Roar! Starts Buku Today on a Positive Note
The New Orleans dance-pop duo is proudly and enthusiastically DIY.
When Carly Meyers of Roar! doesn’t have to stay in one place to play a keyboard part, she sings and dances with the easy freedom of someone alone in her room with her favorite records. In conversation, she and bandmate Adam Gertner are similarly enthusiastic, helping each other answer questions and clearly happy to have the rock ’n’ roll adventure and whatever comes with it. They’re big in Tulsa she says, and while that’s not likely the dream that motivated any musicians outside Oklahoma, Roar! is happy because fans in Tulsa and Hot Springs, Arkansas get them.
“Yojimbo was a funk band,” Gertner says. “We were playing a lot of funk clubs. Roar! is definitely more of pop band.”
“We don’t work in the jam scene anymore,” Meyers says. “We’re playing shorter sets, and people are happier.
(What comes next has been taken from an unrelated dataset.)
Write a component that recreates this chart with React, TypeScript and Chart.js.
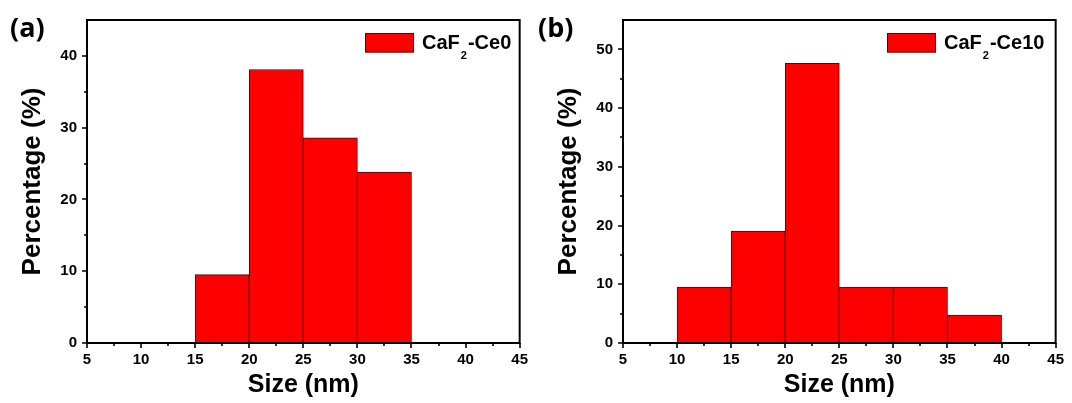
import React, { useEffect, useRef } from "react";
import { Chart, registerables } from "chart.js";

Chart.register(...registerables);

// ---- data ----
const binCentersA = [17.5, 22.5, 27.5, 32.5];
const percentA = [9.52, 38.1, 28.57, 23.81];
const binCentersB = [12.5, 17.5, 22.5, 27.5, 32.5, 37.5];
const percentB = [9.52, 19.05, 47.62, 9.52, 9.52, 4.76];

const xTickValues = [5, 10, 15, 20, 25, 30, 35, 40, 45];
const xMinorValues = [7.5, 12.5, 17.5, 22.5, 27.5, 32.5, 37.5, 42.5];
const yTicksA = [0, 10, 20, 30, 40];
const yMinorA = [5, 15, 25, 35];
const yTicksB = [0, 10, 20, 30, 40, 50];
const yMinorB = [5, 15, 25, 35, 45];
const yMaxA = 45;
const yMaxB = 55;
const xMin = 5;
const xMax = 45;

const legendA = ["CaF", "2", "-Ce0"];
const legendB = ["CaF", "2", "-Ce10"];
const panelA = "(a)";
const panelB = "(b)";
const xTitle = "Size (nm)";
const yTitle = "Percentage (%)";

const FONT = '"Liberation Sans", Arial, sans-serif';

type PanelCfg = {
  centers: number[];
  values: number[];
  yTicks: number[];
  yMinor: number[];
  yMax: number;
  legend: string[];
  legendOffset: number;
  panel: string;
  panelX: number;
};

const framePlugin = (cfg: PanelCfg) => ({
  id: "frameTicks",
  afterDraw(chart: any) {
    const ctx = chart.ctx as CanvasRenderingContext2D;
    const { left, right, top, bottom } = chart.chartArea;
    const xs = chart.scales.x;
    const ys = chart.scales.y;
    ctx.save();
    ctx.strokeStyle = "#000";
    ctx.lineWidth = 2;
    ctx.strokeRect(left, top, right - left, bottom - top);
    ctx.lineWidth = 1.6;
    ctx.beginPath();
    xTickValues.forEach((v) => {
      const px = Math.round(xs.getPixelForValue(v));
      ctx.moveTo(px, bottom);
      ctx.lineTo(px, bottom + 5);
    });
    xMinorValues.forEach((v) => {
      const px = Math.round(xs.getPixelForValue(v));
      ctx.moveTo(px, bottom);
      ctx.lineTo(px, bottom + 3);
    });
    cfg.yTicks.forEach((v) => {
      const py = Math.round(ys.getPixelForValue(v));
      ctx.moveTo(left, py);
      ctx.lineTo(left - 5, py);
    });
    cfg.yMinor.forEach((v) => {
      const py = Math.round(ys.getPixelForValue(v));
      ctx.moveTo(left, py);
      ctx.lineTo(left - 3, py);
    });
    ctx.stroke();

    // legend
    const mainFont = `bold 20px ${FONT}`;
    const subFont = `bold 11px ${FONT}`;
    const sx = left + cfg.legendOffset;
    const sy = top + 13;
    ctx.fillStyle = "#ff0000";
    ctx.fillRect(sx, sy, 49, 19.5);
    ctx.strokeStyle = "#3a1010";
    ctx.lineWidth = 1;
    ctx.strokeRect(sx + 0.5, sy + 0.5, 48, 18.5);
    ctx.fillStyle = "#000";
    ctx.textBaseline = "alphabetic";
    ctx.textAlign = "left";
    let tx = sx + 49 + 8;
    const base = top + 28.5;
    ctx.font = mainFont;
    ctx.fillText(cfg.legend[0], tx, base);
    tx += ctx.measureText(cfg.legend[0]).width + 1;
    ctx.font = subFont;
    ctx.fillText(cfg.legend[1], tx, base + 10);
    tx += ctx.measureText(cfg.legend[1]).width + 1;
    ctx.font = mainFont;
    ctx.fillText(cfg.legend[2], tx, base);

    // panel label
    ctx.font = `bold 27px "Open Sans", ${FONT}`;
    ctx.fillText(cfg.panel, cfg.panelX, 37);
    ctx.restore();
  },
});

function Panel({ cfg }: { cfg: PanelCfg }) {
  const ref = useRef<HTMLCanvasElement | null>(null);
  useEffect(() => {
    if (!ref.current) return;
    const chart = new Chart(ref.current, {
      type: "bar",
      data: {
        datasets: [
          {
            label: cfg.legend.join(""),
            data: cfg.centers.map((x, i) => ({ x, y: cfg.values[i] })) as any,
            backgroundColor: "#ff0000",
            borderColor: "#3a1010",
            borderWidth: 1,
            barPercentage: 1,
            categoryPercentage: 1,
          },
        ],
      },
      plugins: [framePlugin(cfg)],
      options: {
        animation: false,
        responsive: false,
        devicePixelRatio: 1,
        layout: { padding: { top: 20, right: 13, left: 0, bottom: 0 } },
        plugins: { legend: { display: false }, tooltip: { enabled: false } },
        scales: {
          x: {
            type: "linear",
            min: xMin,
            max: xMax,
            offset: false,
            grid: { display: false, drawTicks: false },
            border: { display: false },
            afterBuildTicks: (s: any) => {
              s.ticks = xTickValues.map((v) => ({ value: v }));
            },
            afterFit: (s: any) => {
              s.height = 60;
            },
            ticks: {
              autoSkip: false,
              maxRotation: 0,
              padding: 8,
              color: "#000",
              font: { family: FONT, size: 15, weight: "bold" },
            },
            title: {
              display: true,
              text: xTitle,
              color: "#000",
              font: { family: FONT, size: 25, weight: "bold" },
              padding: { top: 0, bottom: 3 },
            },
          },
          y: {
            type: "linear",
            min: 0,
            max: cfg.yMax,
            grid: { display: false, drawTicks: false },
            border: { display: false },
            afterBuildTicks: (s: any) => {
              s.ticks = cfg.yTicks.map((v) => ({ value: v }));
            },
            afterFit: (s: any) => {
              s.width = 87;
            },
            ticks: {
              padding: 10,
              color: "#000",
              font: { family: FONT, size: 15, weight: "bold" },
            },
            title: {
              display: true,
              text: yTitle,
              color: "#000",
              font: { family: FONT, size: 26, weight: "bold" },
              padding: { top: 17, bottom: 0 },
            },
          },
        },
      } as any,
    });
    return () => chart.destroy();
  }, [cfg]);
  return <canvas ref={ref} width={536} height={403} style={{ display: "block", width: 536, height: 403 }} />;
}

const cfgA: PanelCfg = {
  centers: binCentersA,
  values: percentA,
  yTicks: yTicksA,
  yMinor: yMinorA,
  yMax: yMaxA,
  legend: legendA,
  legendOffset: 278,
  panel: panelA,
  panelX: 10,
};
const cfgB: PanelCfg = {
  centers: binCentersB,
  values: percentB,
  yTicks: yTicksB,
  yMinor: yMinorB,
  yMax: yMaxB,
  legend: legendB,
  legendOffset: 264,
  panel: panelB,
  panelX: 2,
};

export default function App() {
  return (
    <div style={{ position: "absolute", left: 0, top: 0, width: 1072, height: 403, display: "flex", background: "#fff" }}>
      <Panel cfg={cfgA} />
      <Panel cfg={cfgB} />
    </div>
  );
}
Most people are done after an hour and a half.”
Roar! opens Buku today on the Power Plant Stage at 3 p.m., and the band is a refocused version of what remained of Yojimbo after they parted ways with keyboard player Doc Sharp. Rather than replace him, the duo adapted to his absence and through the power of positive looping, they’ve created synth-driven, high energy grooves that showcase their good-natured selves.
On their video “Cold Hearted Lover,” shot live in the studio:
Gertner: We bought a bunch of GoPros and did it ourselves.
Meyers: We like those KEXP and KCRW sessions, so we went, Let’s do it ourselves.
On recording their album La-Di-Da in Nashville with producer Tim Craven:
Gertner: In Yojimbo, we did two of our three records to tape. We were like, Okay, let’s be done with tape. It’s more time-consuming. When we played Nashville, Tim heard us and said, Your sound is perfect for tape. We did it and we’re so happy with the way it came out.
On their sound change:
Gertner: The first four or five months we toured as Yojimbo as a duo, and then we changed the name. We figured the music’s different and people are having a hard time pronouncing “Yojimbo,” so let’s pick a better name. We decided on Roar! because Carly made a pair of shorts with a mouth that we call the Roar! Shorts.
Meyers: It was the best thing we did. We’re much more of our generation’s music now, interpreting electronic with live instruments.
Gertner: And, it’s the sound we always wanted to be. We went more of the synthesizer route rather than the Fender Rhodes (that Sharp preferred in Yojimbo) with the tube amp. We had a Juno and went, Maybe let’s use that a lot more. I bought an OP-1 and that’s been a saving grace. It has a four-track recorder and sequencer on it and percussion sounds.
Meyers: It was the band!
Gertner: It was the only synthesizer on my end other than the Moog app on my phone.
On being a synth-first band:
Neither of us play guitar. We laugh about that, but maybe that’s what makes us sound the way we do.
We love bands like Little Dragon and Bjork without guitar. It’s like a little breath of fresh air.
On getting heard:
Gertner: There’s something like 170,000 songs are loaded a day on Soundcloud. If you listened to every song uploaded on Soundcloud in one day, it would take two-and-a-half years. How do you get found in all that? Be yourself.
Meyers: Our generation had MTV where we had so much information coming at us at once that we want something authentic and in the moment.